Middleton looks up from his artwork. "Wow. I've never looked at it like that," he says. "You're right - we've got the whole of civilisation in there. I did ask David what it was all about in the studio, and I realised it was annoying him, so I kept asking,"

Middleton sniggers. "I'd say, 'What's The Tree about'? And he'd say, 'It's about a tree.'"

Shrigley shrugs. "I thought we were having studio banter.

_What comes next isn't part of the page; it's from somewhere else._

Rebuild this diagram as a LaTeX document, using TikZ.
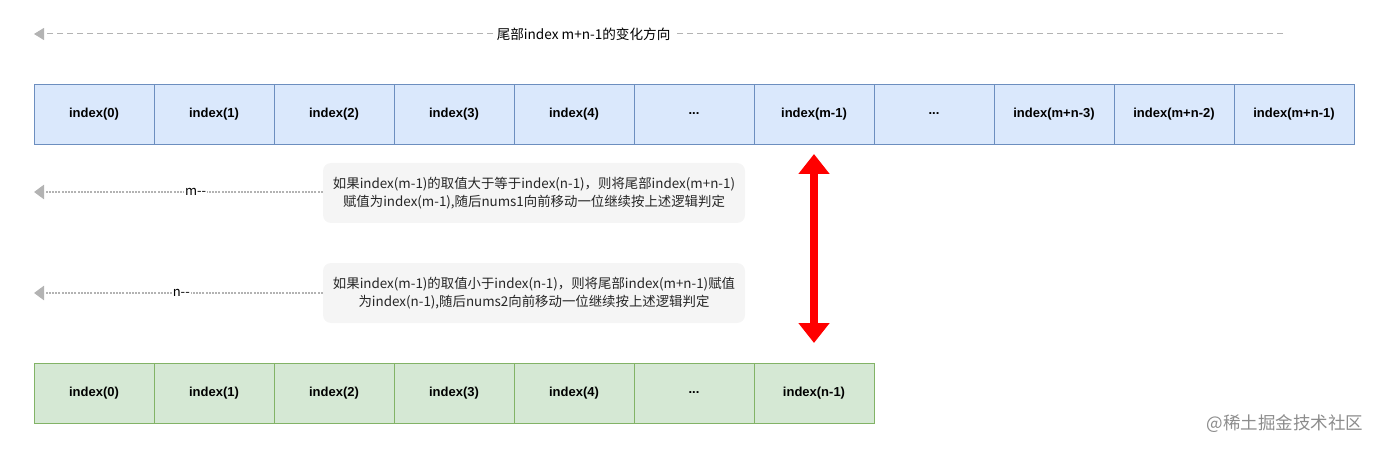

I thought that's what musicians got up to in the studio."

"It was good how we did that in the recording studio, and now we're doing this, the artwork, here - two worlds collide," Middleton says, and gets back to signing his name.

As a vinyl record that's also an original object by a Turner Prize-nominee, Music and Words raises questions about the value we place on music, and art. "So far, most of my fans are going for the six pound download," Middleton says. "They're saying, 'It's a bit steep for the vinyl...'"

"While of my followers are like, 'Wow, that is an absolute bargain, I am buying that right now,'" Shrigley counters. "It says more about the unique nature of the object, I suppose. People in the art world appreciate unique objects."

Middleton shakes his head. "So this is worth more as a piece of art than it is as a piece of music. It's not good. I'm calling my music art from now on."

Shrigley has previous form in exploring the value of art over music.

He has released a spoken-word LP (Shrigley Forced To Speak With Others), a split seven-inch with the Oh Sees, and his lyric book, Worried Noodles, was interpreted by David Byrne and Middleton's bygone Arab Strap sparring partner Aidan Moffat, among others.

There's a shadow of Moffat on Music and Words, too: one quiet stand-out track, A Tree, features an exquisite, hushed guitar line that recalls the early days of Arab Strap.

"Yeah," Middleton nods. "It does, definitely. We could add Aidan to that one eh?" he quips.

How did the Shrigley collaboration compare with working alongside Moffat?

"Well, I found myself repeating what the younger Malcolm used to say to his mum the other day," Middleton offers. "My mum heard Story Time, and I found myself saying - 'I didn't write the words! It wasn't me! I used to say that all the time in Arab Strap'.

Shrigley falters writing his name, and looks panicked. "My mum's not getting to hear it."

Music and Words is out now. Malcolm Middleton plays King Tut's, Glasgow, on December 13 (with band) and 14 (acoustic). David Shrigley's latest book, Weak Messages Create Bad Situations, is out now.